I've been reading Bhikku Bodhi's "In the Buddha's Words", which is an anthology of discourses from the collection of Buddhist scriptures known as the Pali Canon. The message is simple but powerful: "From development of the mind arise happiness, freedom, and peace." He goes on, "Development of the mind... means the development of serenity (samatha) and insight (vipassana). Both serenity and insight are considered necessary to achieve true development. "The cultivation of serenity requires skill in steadying, composing, unifying, and concentrating the mind. The cultivation of insight requires skill in observing, investigating, and discerning conditioned phenomena...While meditators may [approach the two aspects] differently, eventually they must all strike a healthy balance between serenity and insight."
While these precepts form the foundation of one of the world's major philosophical traditions, one does not need to be a Buddhist to see their broad applicability. Stoic philosophy conveys similar ideas. Closer to the current day, Jonathan Haidt's "The Happiness Hypothesis" presents another metaphor, that of the elephant and the rider. The mind is divided between conscious/reasoned processes and automatic/implicit processes. These two parts are like a rider atop an elephant. The rider's inability to control the elephant explains many puzzles about our mental lives. Haidt posits that learning how to train the elephant is key to self-improvement.
Unsurprisingly, I think these ideas provide a useful philosophical basis for the tiny sliver of life that is investing. I've written before about Robert Hagstrom's view of investing as the last liberal art. Investors need a grasp of (in order of least controversial to most controversial) finance, microeconomics, macroeconomics, psychology, history and sociology. All these contribute to insight, i.e. seeing the financial markets as they really are, and being humble enough to create a risk management framework that deals with the uncertainty inherent in investing. Developing insight is certainly more than just being knowledgeable, particularly in this era of Information. It's about trying to develop wisdom. To quote T.S. Eliot, "Where is the wisdom we have lost in knowledge? Where is the knowledge we have lost in information?" It's easy to mistake information for knowledge, and knowledge for wisdom.

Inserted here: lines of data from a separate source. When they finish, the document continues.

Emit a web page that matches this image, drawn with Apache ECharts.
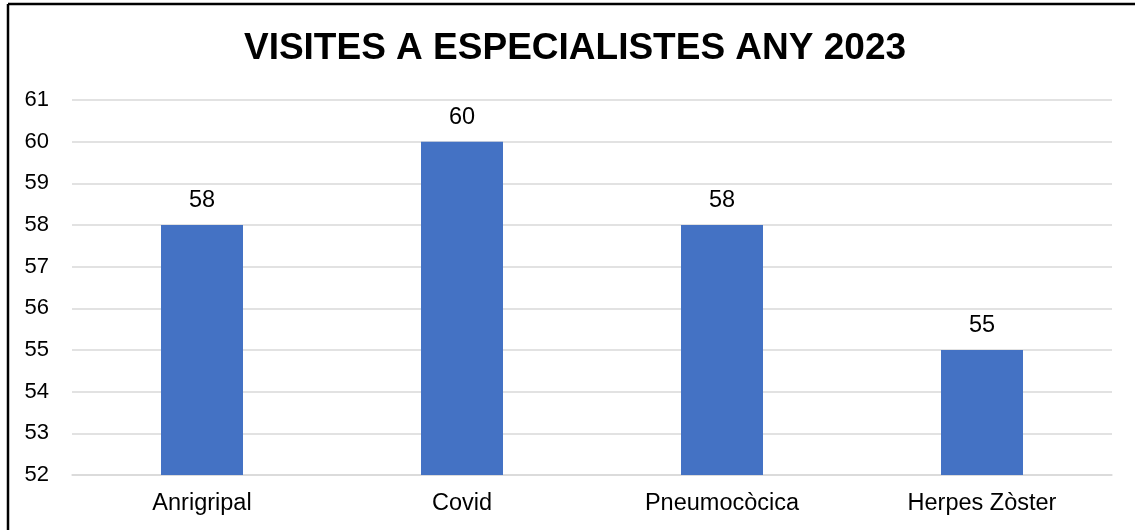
<!DOCTYPE html>
<html><head><meta charset="utf-8">
<script src="https://cdn.jsdelivr.net/npm/echarts@6/dist/echarts.min.js"></script>
<style>html,body{margin:0;padding:0;background:#fff}#c{width:1135px;height:530px}</style>
</head><body><div id="c"></div>
<script>
var categories = ['Anrigripal', 'Covid', 'Pneumocòcica', 'Herpes Zòster'];
var values = [58, 60, 58, 55];
var titleText = 'VISITES A ESPECIALISTES ANY 2023';
var yMin = 52, yMax = 61, yStep = 1;

var chart = echarts.init(document.getElementById('c'), null, {renderer: 'canvas'});
chart.setOption({
  animation: false,
  title: {
    text: titleText, left: 570, textAlign: 'center', top: 25,
    textStyle: {fontFamily: 'Liberation Sans, Arial', fontWeight: 'bold', fontSize: 37, color: '#000'}
  },
  graphic: [
    {type: 'line', shape: {x1: 8, y1: 4, x2: 1135, y2: 4}, style: {stroke: '#000', lineWidth: 2.5}},
    {type: 'line', shape: {x1: 8, y1: 4, x2: 8, y2: 530}, style: {stroke: '#000', lineWidth: 2.5}}
  ],
  grid: {left: 72, right: 23, top: 100, bottom: 55, containLabel: false},
  xAxis: {
    type: 'category', data: categories,
    axisLine: {show: true, lineStyle: {color: '#d9d9d9', width: 1.5}},
    axisTick: {show: false},
    axisLabel: {fontFamily: 'Liberation Sans, Arial', fontSize: 23.5, color: '#000', margin: 17}
  },
  yAxis: {
    type: 'value', min: yMin, max: yMax, interval: yStep,
    axisLine: {show: false}, axisTick: {show: false},
    splitLine: {lineStyle: {color: '#d9d9d9', width: 1.5}},
    axisLabel: {fontFamily: 'Liberation Sans, Arial', fontSize: 22, color: '#000', margin: 23, align: 'right'}
  },
  series: [{
    type: 'bar', data: values, barWidth: 82,
    itemStyle: {color: '#4472c4'},
    label: {show: true, position: 'top', distance: 12, fontFamily: 'Liberation Sans, Arial', fontSize: 23.5, color: '#000'}
  }]
});
</script></body></html>
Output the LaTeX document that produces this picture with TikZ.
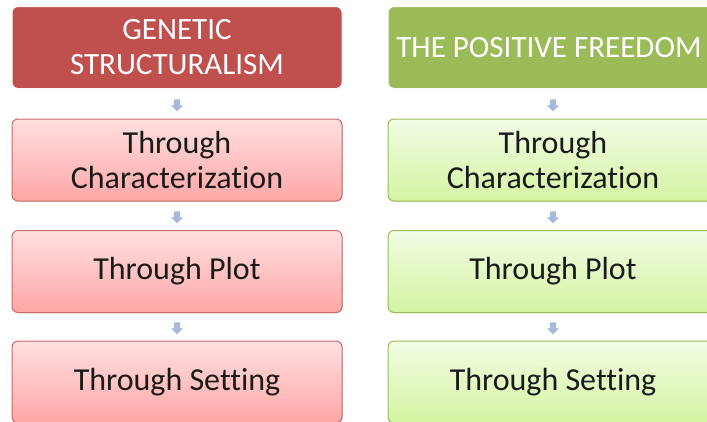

That said, even wisdom seems to only be part of the equation. One can be a brilliant analyst but lack the equanimity and humility required to translate good ideas into successful investments.Serenity allows the investor to actually implement an investment, and to maintain an even keel whether things are going particularly well or particularly badly. Anyone observing financial markets comes to realize that they just another medium conveying the vicissitudes of human life. Fear and greed are rightly identified as two emotions that drive much of how we act in financial markets. But market participants experience other emotions too: for example, they experience anger, disgust and shame when taking losses, trust and pride when things appear to be going well, and confusion when market action goes against expectations. The skilled investor therefore needs to be master of his own emotions. Despite his homespun image, Warren Buffett too merges investing acumen with a steely constitution, and the combination has led to his stellar record. Stan Druckenmiller is more of a trader than a value-oriented investor, but my former boss Scott Bessent, in "Inside the House of Money", describes Druckenmiller's toolkit as such: "Stan may be the greatest moneymaking machine in history. He has Jim Rogers' analytical ability, George Soros's trading ability, and the stomach of a riverboat gambler when it comes to placing bets."
The emotional component to investing is well-recognized these days, with books like Kahneman's "Thinking Fast and Slow" popularizing behavioural economics. Kahneman uses the terms System 1 and System 2 to represent fast, unconscious thoughts and slow, effortful thoughts respectively - analogous to Haidt's elephant and rider respectively. But despite Kahneman's literary success, my guess is that investors still pay far less attention to this side of investing than they should. While there are numerous mainstream avenues to develop the analytical tools of investing (again, just one part of insight, in my analogy), such as going to business school or getting the CFA qualification, these tools are not worth very much without a sound emotional grounding. In fact, they can even be harmful, creating the illusion of certainty where none exists.
Sadly, there aren't schools devoted to helping investors gain the type of serenity they need. Most investors (retail and professional) succumb to those old enemies, fear and greed, far too often, leading to sub-optimal investment performance. Perhaps we all need to take a step back to learn from Druckenmiller and Buffett - and maybe even the Buddha.